Musings on the Daily Lectionary

If you have the occasion to attend weddings on a regular basis, then you probably know as well as I do that today's reading from 1 Corinthians is quite popular at marriage services. That's hardly surprising, considering Paul's soaring language on love, culminating with "And the greatest of these is love."

Many years ago when my wife and I were planning our wedding, we pulled out one of the pew Bibles in her hometown church to find Paul's words on love. I was something of a nominal Christian in those days, but I had a pretty good idea of where these verses were. Yet not matter how much I looked, I could not find them. I chalked it up to my own lack of biblical literacy, but I later discovered that I was looking in the right place. (I thought it was in 1 Corinthians but didn't know what chapter.) But the pew Bibles in that Southern Baptist Church were the old King James Version, and the word "love" never appears in 1 Corinthians 13. The chapter ends this way. "And now abideth faith, hope, charity, these three; but the greatest of these is charity." It is charity that never ends and charity that is patient and kind. (Actually it isn't patient but rather it "suffereth long.")

Western culture is enamored with love, but we often don't mean it the way the Bible does. Charity may not be the best translation, but the love spoken of by Paul is not the love of passion or feelings that most couples mean when they choose these words for their wedding. Rather this is the love that God has for the world, the love that causes Jesus to endure the cross, the love that leads him to say, "Father forgive them" while he is on that cross.

The love of passion is a gift from God, but many marriages would probably last much longer if couples focused a bit more on the sort of love Paul describes in 1 Corinthians. But even more, a lot of the partisan division and nastiness so common in our country could be greatly reduced if we realized that Paul is speaking more about our daily life with our neighbors than he is about marital relationships.

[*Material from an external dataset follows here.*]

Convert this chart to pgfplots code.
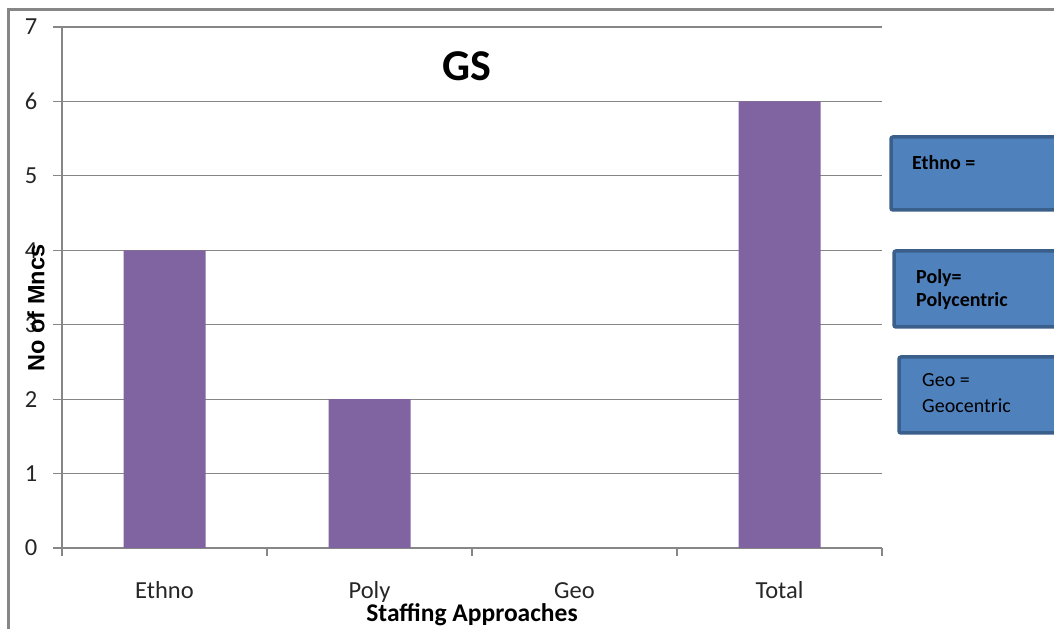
\documentclass[border=0pt]{standalone}
\usepackage{pgfplots}
\pgfplotsset{compat=1.18}
\usepackage{fontspec}
\setmainfont{Carlito}
\newfontfamily\arialfont{Liberation Sans}
\definecolor{barpurple}{HTML}{8064A2}
\definecolor{boxfill}{HTML}{4F81BD}
\definecolor{boxedge}{HTML}{3A5F8B}
\definecolor{gridgray}{HTML}{868686}

\begin{document}
\begin{tikzpicture}
\useasboundingbox (0,0) rectangle (1054bp,629bp);
\clip (0,0) rectangle (1054bp,629bp);

% outer chart frame
\draw[gridgray, line width=3bp] (1060bp,619bp) -- (8.5bp,619bp) -- (8.5bp,-5bp);

\begin{axis}[
    at={(62bp,81bp)}, anchor=south west,
    scale only axis,
    width=820bp, height=521bp,
    xmin=-0.5, xmax=3.5,
    ymin=0, ymax=7,
    axis x line*=bottom,
    axis y line*=left,
    axis line style={gridgray, line width=1.2bp},
    ytick={0,...,7},
    ymajorgrids,
    grid style={gridgray, line width=1.2bp},
    tick align=outside,
    major tick length=9bp,
    minor tick length=8bp,
    xtick={0,1,2,3},
    xticklabels={Ethno,Poly,Geo,Total},
    major x tick style={draw=none},
    minor xtick={-0.5,0.5,1.5,2.5,3.5},
    minor x tick style={gridgray, line width=1.2bp},
    y tick style={gridgray, line width=1.2bp},
    tick label style={font=\fontsize{24.5bp}{27bp}\selectfont, text=black!85},
    xticklabel style={anchor=base, yshift=-41bp},
    yticklabel style={anchor=center, xshift=-22bp},
    /pgf/number format/assume math mode=true,
    title={GS},
    title style={at={(axis description cs:0.494,0.9136)}, anchor=center,
        font=\fontsize{44bp}{48bp}\selectfont\bfseries},
    xlabel={Staffing Approaches},
    xlabel style={at={(axis description cs:0.5,-0.1286)}, anchor=center,
        font=\fontsize{25.5bp}{28bp}\selectfont\bfseries},
    ylabel={No of Mncs},
    ylabel style={at={(axis description cs:-0.0317,0.4607)}, anchor=center,
        font=\arialfont\fontsize{23.5bp}{26bp}\selectfont\bfseries},
    ybar, bar width=82bp,
]
\addplot[fill=barpurple, draw=none] coordinates {(0,4) (1,2) (2,0) (3,6)};
\end{axis}

% text boxes at the right
\begin{scope}[line width=3.5bp, rounded corners=2bp]
\draw[draw=boxedge, fill=boxfill] (891bp,419bp) rectangle (1075bp,492bp);
\draw[draw=boxedge, fill=boxfill] (894bp,302bp) rectangle (1075bp,378bp);
\draw[draw=boxedge, fill=boxfill] (899bp,196bp) rectangle (1075bp,272bp);
\end{scope}
\begin{scope}[every node/.style={anchor=base west, inner sep=0pt, font=\fontsize{20bp}{23bp}\selectfont}]
\node[font=\fontsize{20bp}{23bp}\selectfont\bfseries] at (912bp,459bp) {Ethno =};
\node[font=\fontsize{20bp}{23bp}\selectfont\bfseries] at (916bp,345bp) {Poly=};
\node[font=\fontsize{20bp}{23bp}\selectfont\bfseries] at (916bp,322bp) {Polycentric};
\node at (922bp,242bp) {Geo =};
\node at (922bp,216bp) {Geocentric};
\end{scope}
\end{tikzpicture}
\end{document}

When Paul writes the Corinthian congregation, he is worried because he has heard of divisions and factions in that church. And he is not dispensing marital advice but advice on living in community when he speaks of love as kind and patient; not envious, boastful, arrogant, or rude; not insisting on its own way; not irritable or resentful. What might happen if we all took those words to heart in our day to day encounters with others, especially with those others who drive us crazy?